Basic statistics in pandas DataFrame

3 min readMay 19, 2016

Once you have cleaned your data, you probably want to run some basic statistics and calculations on your pandas DataFrame. It is really easy. Below I show some of the most common and basic statistics that you may want to use — there is a whole lot more to explore!

In the below examples, I am using a dataset I downloaded from Kaggle: Climate Change: Earth Surface Temperatures (https://www.kaggle.com/berkeleyearth/climate-change-earth-surface-temperature-data)

Sum

To add all of the values in a particular column of a DataFrame (or a Series), you can do the following:

df[‘column_name’].sum()

Sum of all of the Land Average Temperatures

The above function skips the missing values by default. However, you can define that by passing a skipna argument with either True or False:

df[‘column_name’].sum(skipna=True)

You can see here that the sum is the same — because by default, the missing values are skipped

Arithmetic mean

df[‘column_name’].mean()

Arithmetic mean for the Land Average Temperature

df.mean(axis=0)

Passing the argument of axis=0 returns the mean of every single column in the DataFrame:

df.mean(axis=1)

Passing the argument of axis=1 will return the mean of every single row in the DataFrame

Mean of each row in the temperatures DataFrame

Summary statistics

df[‘column_name’].describe()

This function gives you several useful things all at the same time. For example, you will get the three quartiles, mean, count, minimum and maximum values and the standard deviation. This is very useful, especially in exploratory data analysis.
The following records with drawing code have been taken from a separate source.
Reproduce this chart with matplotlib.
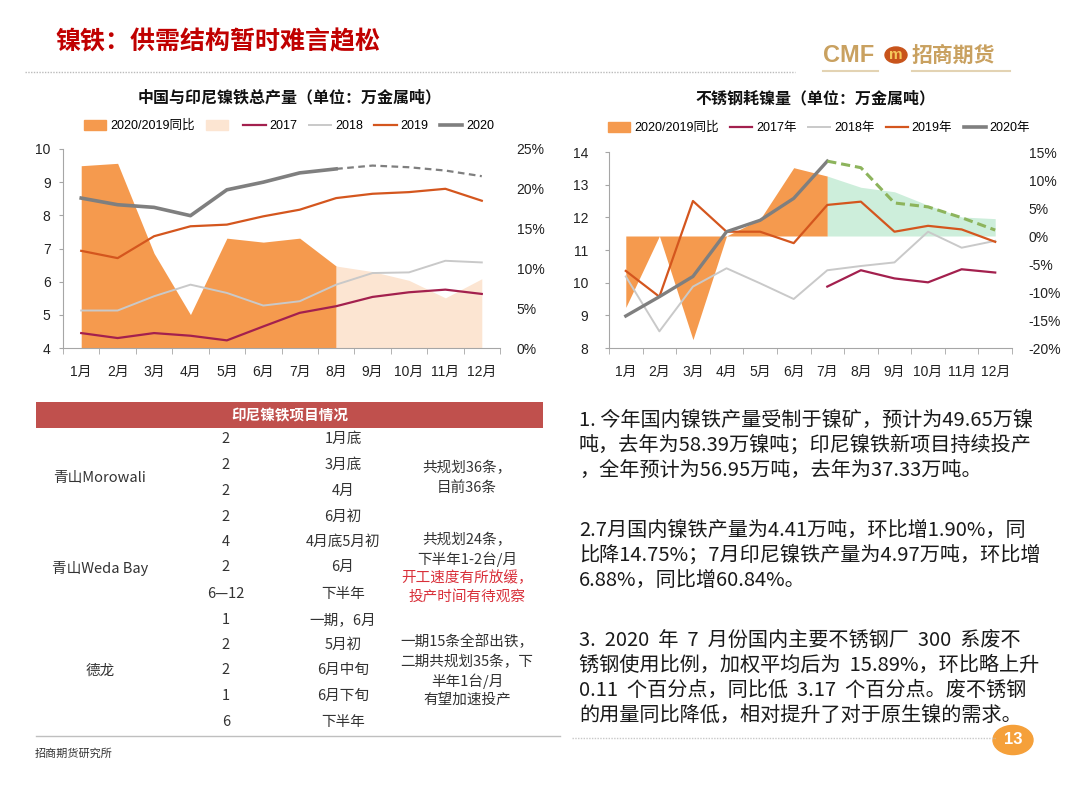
import matplotlib
matplotlib.use('Agg')
import matplotlib.pyplot as plt
from matplotlib.patches import Patch, Circle, Rectangle
from matplotlib.lines import Line2D
from matplotlib.ticker import FuncFormatter, FixedLocator

plt.rcParams['font.family'] = ['Liberation Sans', 'Noto Sans CJK SC', 'DejaVu Sans']
CJK = ['Noto Sans CJK SC', 'DejaVu Sans']

W, H = 1080, 786

# ---------------- data ----------------
months = ['1月', '2月', '3月', '4月', '5月', '6月', '7月', '8月', '9月', '10月', '11月', '12月']

# Left chart: China + Indonesia NPI output (10k t metal)
left_yoy_actual = [22.9, 23.2, 11.9, 4.2, 13.8, 13.3, 13.8, 10.3]      # Jan-Aug, %
left_yoy_forecast = [10.3, 9.6, 8.5, 6.3, 8.7]                          # Aug-Dec, %
left_2017 = [4.45, 4.30, 4.45, 4.37, 4.23, 4.65, 5.06, 5.26, 5.54, 5.68, 5.76, 5.63]
left_2018 = [5.13, 5.13, 5.56, 5.91, 5.66, 5.28, 5.41, 5.91, 6.26, 6.28, 6.63, 6.58]
left_2019 = [6.93, 6.71, 7.37, 7.67, 7.72, 7.97, 8.17, 8.52, 8.65, 8.70, 8.80, 8.44]
left_2020 = [8.52, 8.32, 8.24, 7.99, 8.77, 9.00, 9.28, 9.40]
left_2020_forecast = [9.40, 9.50, 9.45, 9.35, 9.18]

# Right chart: stainless steel nickel consumption (10k t metal)
right_yoy_actual = [-12.75, 0.0, -18.5, 0.0, 3.0, 12.2, 10.7]         # Jan-Jul, %
right_yoy_forecast = [10.7, 8.7, 7.9, 5.5, 3.4, 3.1]                   # Jul-Dec, %
right_2017 = [9.88, 10.38, 10.13, 10.01, 10.41, 10.31]                 # Jul-Dec
right_2018 = [10.19, 8.51, 9.88, 10.44, 9.98, 9.50, 10.38, 10.51, 10.62, 11.56, 11.07, 11.28]
right_2019 = [10.36, 9.57, 12.50, 11.56, 11.56, 11.21, 12.38, 12.48, 11.56, 11.74, 11.63, 11.25]
right_2020 = [8.98, 9.57, 10.19, 11.56, 11.91, 12.58, 13.72]
right_2020_forecast = [13.72, 13.52, 12.44, 12.32, 11.99, 11.61]

left_legend = ['2020/2019同比', '', '2017', '2018', '2019', '2020']
right_legend = ['2020/2019同比', '2017年', '2018年', '2019年', '2020年']

table_header = '印尼镍铁项目情况'
table_qty = ['2', '2', '2', '2', '4', '2', '6—12', '1', '2', '2', '1', '6']
table_time = ['1月底', '3月底', '4月', '6月初', '4月底5月初', '6月', '下半年',
              '一期，6月', '5月初', '6月中旬', '6月下旬', '下半年']
table_groups = ['青山Morowali', '青山Weda Bay', '德龙']

para1 = ['1. 今年国内镍铁产量受制于镍矿，预计为49.65万镍',
         '吨，去年为58.39万镍吨；印尼镍铁新项目持续投产',
         '，全年预计为56.95万吨，去年为37.33万吨。']
para2 = ['2.7月国内镍铁产量为4.41万吨，环比增1.90%，同',
         '比降14.75%；7月印尼镍铁产量为4.97万吨，环比增',
         '6.88%，同比增60.84%。']
para3 = ['3.  2020  年  7  月份国内主要不锈钢厂  300  系废不',
         '锈钢使用比例，加权平均后为  15.89%，环比略上升',
         '0.11  个百分点，同比低  3.17  个百分点。废不锈钢',
         '的用量同比降低，相对提升了对于原生镍的需求。']

# ---------------- colours ----------------
C_ORANGE = '#F59A4E'
C_PEACH = '#FCE5D2'
C_GREEN = '#CDEEDB'
C_GREEN_D = '#8DB45C'
C_2017 = '#A3204E'
C_2018 = '#C9C9C9'
C_2019 = '#D4561E'
C_2020 = '#7F7F7F'
C_AX = '#A6A6A6'

fig = plt.figure(figsize=(W / 100, H / 100), dpi=100)
fig.patch.set_facecolor('white')


def fx(x):
    return x / W


def fy(y):
    return 1 - y / H


def axes_px(l, t, r, b):
    return fig.add_axes([fx(l), fy(b), fx(r - l), (b - t) / H])


def style_axes(ax, ax2, ypad_l, ypad_r):
    for s in ['top', 'right']:
        ax.spines[s].set_visible(False)
        ax2.spines[s].set_visible(False)
    ax2.spines['left'].set_visible(False)
    ax2.spines['bottom'].set_visible(False)
    ax.spines['left'].set_color(C_AX)
    ax.spines['bottom'].set_color(C_AX)
    ax.set_xlim(-0.5, 11.5)
    ax.set_xticks(range(12))
    ax.set_xticklabels(months, fontsize=10, color='#222222')
    ax.xaxis.set_minor_locator(FixedLocator([i - 0.5 for i in range(13)]))
    ax.tick_params(axis='x', which='major', length=0, pad=12)
    ax.tick_params(axis='x', which='minor', length=4, color=C_AX)
    ax.tick_params(axis='y', length=3, color=C_AX, labelsize=10, pad=ypad_l, labelcolor='#222222')
    ax2.tick_params(axis='y', length=0, labelsize=10, pad=ypad_r, labelcolor='#222222')
    ax2.yaxis.set_major_formatter(FuncFormatter(lambda v, p: f'{v:.0f}%'))
    ax.set_zorder(ax2.get_zorder() + 1)
    ax.patch.set_visible(False)


# ---------------- left chart ----------------
axL = axes_px(63, 149, 500, 348)
axL2 = axL.twinx()
xa = list(range(8))
xf = list(range(7, 12))
axL2.fill_between(xa, 0, left_yoy_actual, color=C_ORANGE, lw=0)
axL2.fill_between(xf, 0, left_yoy_forecast, color=C_PEACH, lw=0)
axL2.set_ylim(0, 25)
axL2.set_yticks([0, 5, 10, 15, 20, 25])
x12 = list(range(12))
axL.plot(x12, left_2017, color=C_2017, lw=1.6)
axL.plot(x12, left_2018, color=C_2018, lw=1.4)
axL.plot(x12, left_2019, color=C_2019, lw=1.6)
axL.plot(xa, left_2020, color=C_2020, lw=2.6)
axL.plot(xf, left_2020_forecast, color=C_2020, lw=1.6, ls=(0, (3, 2)))
axL.set_ylim(4, 10)
axL.set_yticks(range(4, 11))
style_axes(axL, axL2, 6, 12)

fig.text(fx(290), fy(97), '中国与印尼镍铁总产量（单位：万金属吨）', ha='center', va='center',
         fontsize=11.5, fontweight='bold', family=CJK, color='#111111')
hL = [Patch(color=C_ORANGE), Patch(color=C_PEACH),
      Line2D([], [], color=C_2017, lw=1.6), Line2D([], [], color=C_2018, lw=1.4),
      Line2D([], [], color=C_2019, lw=1.6), Line2D([], [], color=C_2020, lw=2.6)]
fig.legend(hL, left_legend, loc='center', bbox_to_anchor=(fx(289), fy(126)), ncol=6,
           frameon=False, handlelength=1.8, handleheight=0.8, columnspacing=0.9,
           handletextpad=0.3, prop={'family': ['Liberation Sans', 'Noto Sans CJK SC'], 'size': 9})

# ---------------- right chart ----------------
axR = axes_px(609, 152, 1012, 348)
axR2 = axR.twinx()
ra = list(range(7))
rf = list(range(6, 12))
axR2.fill_between(ra, 0, right_yoy_actual, color=C_ORANGE, lw=0)
axR2.fill_between(rf, 0, right_yoy_forecast, color=C_GREEN, lw=0)
axR2.set_ylim(-20, 15)
axR2.set_yticks([-20, -15, -10, -5, 0, 5, 10, 15])
axR.plot(list(range(6, 12)), right_2017, color=C_2017, lw=1.6)
axR.plot(x12, right_2018, color=C_2018, lw=1.4)
axR.plot(x12, right_2019, color=C_2019, lw=1.6)
axR.plot(ra, right_2020, color=C_2020, lw=2.4)
axR.plot(rf, right_2020_forecast, color=C_GREEN_D, lw=2.2, ls=(0, (3, 1.6)))
axR.set_ylim(8, 14)
axR.set_yticks(range(8, 15))
style_axes(axR, axR2, 12, 12)

fig.text(fx(815), fy(98), '不锈钢耗镍量（单位：万金属吨）', ha='center', va='center',
         fontsize=11.5, fontweight='bold', family=CJK, color='#111111')
hR = [Patch(color=C_ORANGE),
      Line2D([], [], color=C_2017, lw=1.6), Line2D([], [], color=C_2018, lw=1.4),
      Line2D([], [], color=C_2019, lw=1.6), Line2D([], [], color=C_2020, lw=2.6)]
fig.legend(hR, right_legend, loc='center', bbox_to_anchor=(fx(819), fy(128)), ncol=5,
           frameon=False, handlelength=1.8, handleheight=0.8, columnspacing=0.9,
           handletextpad=0.3, prop={'family': ['Liberation Sans', 'Noto Sans CJK SC'], 'size': 9})

# ---------------- header ----------------
fig.text(fx(55), fy(42), '镍铁：供需结构暂时难言趋松', ha='left', va='center', fontsize=18,
         fontweight='bold', family=CJK, color='#C00000')
fig.add_artist(Line2D([fx(25), fx(795)], [fy(72), fy(72)], color='#BBBBBB', lw=1, ls=(0, (1, 1))))
fig.text(fx(823), fy(55), 'CMF', ha='left', va='center', fontsize=17, fontweight='bold',
         color='#C9A160', family=['Liberation Sans'])
fig.add_artist(Circle((fx(896), fy(55)), 11 / W, transform=fig.transFigure, color='#C8541B'))
fig.text(fx(896), fy(55), 'm', ha='center', va='center', fontsize=11, fontweight='bold', color='#F5C85A')
fig.text(fx(912), fy(55), '招商期货', ha='left', va='center', fontsize=15, fontweight='bold',
         color='#C9A160', family=CJK)
fig.add_artist(Line2D([fx(823), fx(878)], [fy(71), fy(71)], color='#E3D3B3', lw=1.5))
fig.add_artist(Line2D([fx(912), fx(1010)], [fy(71), fy(71)], color='#E3D3B3', lw=1.5))

# ---------------- table ----------------
fig.add_artist(Rectangle((fx(36), fy(428)), fx(543 - 36), 26 / H, transform=fig.transFigure,
                         color='#C0504D', lw=0))
fig.text(fx(290), fy(415), table_header, ha='center', va='center', fontsize=10.5,
         fontweight='bold', color='white', family=CJK)
row_y = [439, 465, 491, 517, 542, 567, 594, 620, 645, 670, 696, 722]
TC = '#333333'
for yy, q, t in zip(row_y, table_qty, table_time):
    fig.text(fx(226), fy(yy), q, ha='center', va='center', fontsize=10.5, color=TC, family=CJK)
    fig.text(fx(343), fy(yy), t, ha='center', va='center', fontsize=10.5, color=TC, family=CJK)
for g, yy in zip(table_groups, [478, 568, 671]):
    fig.text(fx(100), fy(yy), g, ha='center', va='center', fontsize=10.5, color=TC, family=CJK)
notes = [('共规划36条，', 468, TC), ('目前36条', 488, TC),
         ('共规划24条，', 540, TC), ('下半年1-2台/月', 559, TC),
         ('开工速度有所放缓，', 578, '#D9303A'), ('投产时间有待观察', 597, '#D9303A'),
         ('一期15条全部出铁，', 642, TC), ('二期共规划35条，下', 662, TC),
         ('半年1台/月', 681, TC), ('有望加速投产', 700, TC)]
for s, yy, c in notes:
    fig.text(fx(467), fy(yy), s, ha='center', va='center', fontsize=10.5, color=c, family=CJK)
fig.add_artist(Line2D([fx(36), fx(560)], [fy(736), fy(736)], color='#BFBFBF', lw=1))
fig.text(fx(35), fy(754), '招商期货研究所', ha='left', va='center', fontsize=8, color='#333333',
         family=CJK)

# ---------------- right text ----------------
for lines, y0 in [(para1, 420), (para2, 530), (para3, 640)]:
    for i, s in enumerate(lines):
        fig.text(fx(579), fy(y0 + 25 * i), s, ha='left', va='center', fontsize=14.5,
                 color='#1A1A1A', family=CJK)
fig.add_artist(Line2D([fx(572), fx(995)], [fy(738), fy(738)], color='#C8C8C8', lw=1, ls=(0, (1, 1))))
fig.add_artist(Circle((fx(1013), fy(740)), 20 / W, transform=fig.transFigure, color='#F5A03A'))
fig.text(fx(1013), fy(740), '13', ha='center', va='center', fontsize=12, fontweight='bold',
         color='white')

fig.savefig('out.png', dpi=100)
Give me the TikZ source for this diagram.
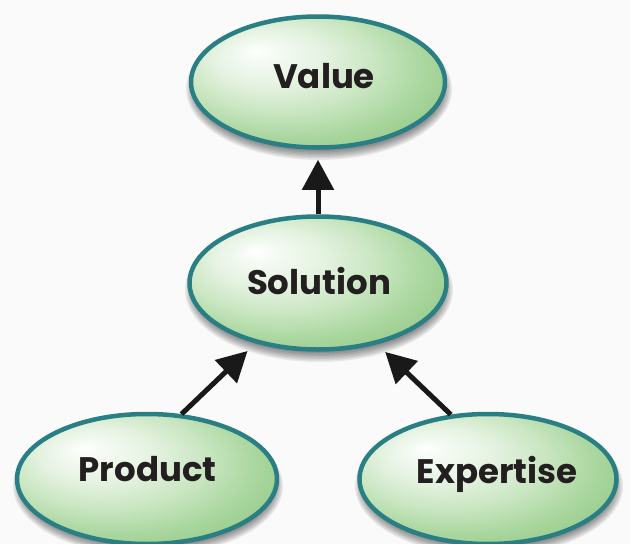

A bunch of different stats for the Land Average Temperature

df[‘column_name’].describe(percentiles=[percentile1, percentile2, percentile3, percentile4]

You can also choose specific percentiles to be included in the describe method output by adding the percentiles argument and specifying. You can change the number of percentiles you ask for as you please — 4 percentiles are just an example.

Summary statistics with four odd percentiles

Note: If your object is non-numerical, the summary statistics will be sligthly different. They will include the count, frequency, the number of unique values and the top value.
If your object contains both numerical and non-numerical values, the describe method will only include summary statistics of the numerical values.